There is a reference to these delicate occurrences in the form of a note attached to Angus MacClise’s “Splash Manifest Documents.” It refers to “a unique rite of initiation which Angus knew to exist both in Brugh na Boyne, Ireland, and in Chile by a certain jaguar cult involving the illumination of a cave at a specific moment in the year when the sun’s rays hit a hidden crystal.”

A recurring metaphor is the hologram: “If you take a holographic plate, and you smash it, every fragment contains the entire image.” That means if I take a line from Corso’s “Way Out,” say the moment when Rhinoceros says “Snort snort snort,” I should be able to peer inside it and see Andy Clausen’s vision of “Los Angeles about to implode through the yak dung stoves.” In Terry Riley’s “Chinaman in Chinatown” I hear Paul Bowles beautiful plea: “Take me to the other end of the city/where they slice up the sharks in the sand.” These reverberations go on and on, united under any number of mottos, among them Hakim Bey’s greeting from the English Ranters—a libertine sect from the 17th century—“Rejoice! All is ours!”

In “Happy Birthday Mao Tse Tung,” Charles Henri Ford (“the first American surrealist”) speaks of “A Chinese poem whose intention is chemistry of mind.” The poem is not an aesthetic object—it’s a spell. That is: a set of words with practical intention and concrete effect.

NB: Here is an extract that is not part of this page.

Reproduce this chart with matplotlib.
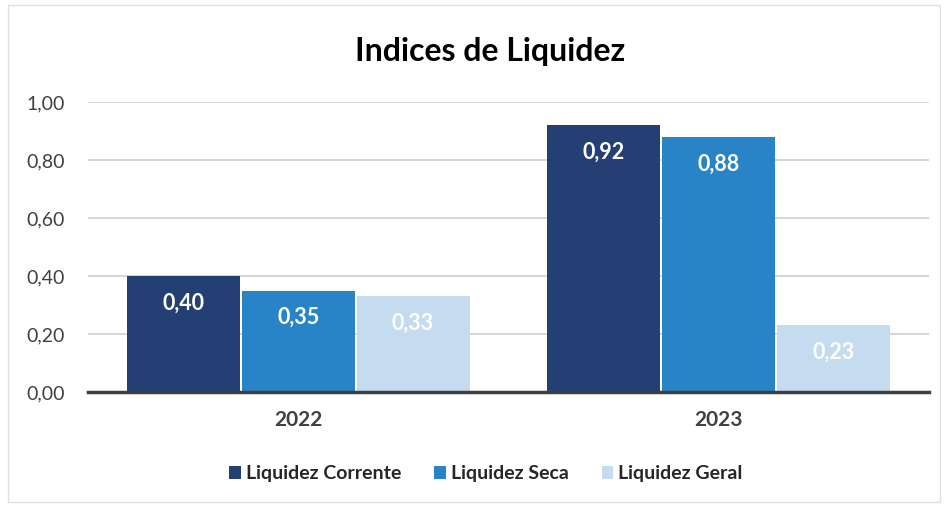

If you pronounce the proper sixteen syllables at the right time of day, holding a rusted screwdriver basted in the menstrual blood of a one-eyed zebra, the trap door opens and you get vacuumed straight to heaven. For a poet, there may be no greater ambition.

With all the incantations, though, the receiver is still tuned in to the cosmic joke. So along with Janine Pommy Vega’s “ancient self/and its singing heart,” Cohen gives us “the bolo punch of Kid Gavilah.” The mass of work comes together, perhaps, to let us know—as Howard Schwartz says in “The Celestial Orchestra”—“The world only existed so those secret harmonies could be heard.”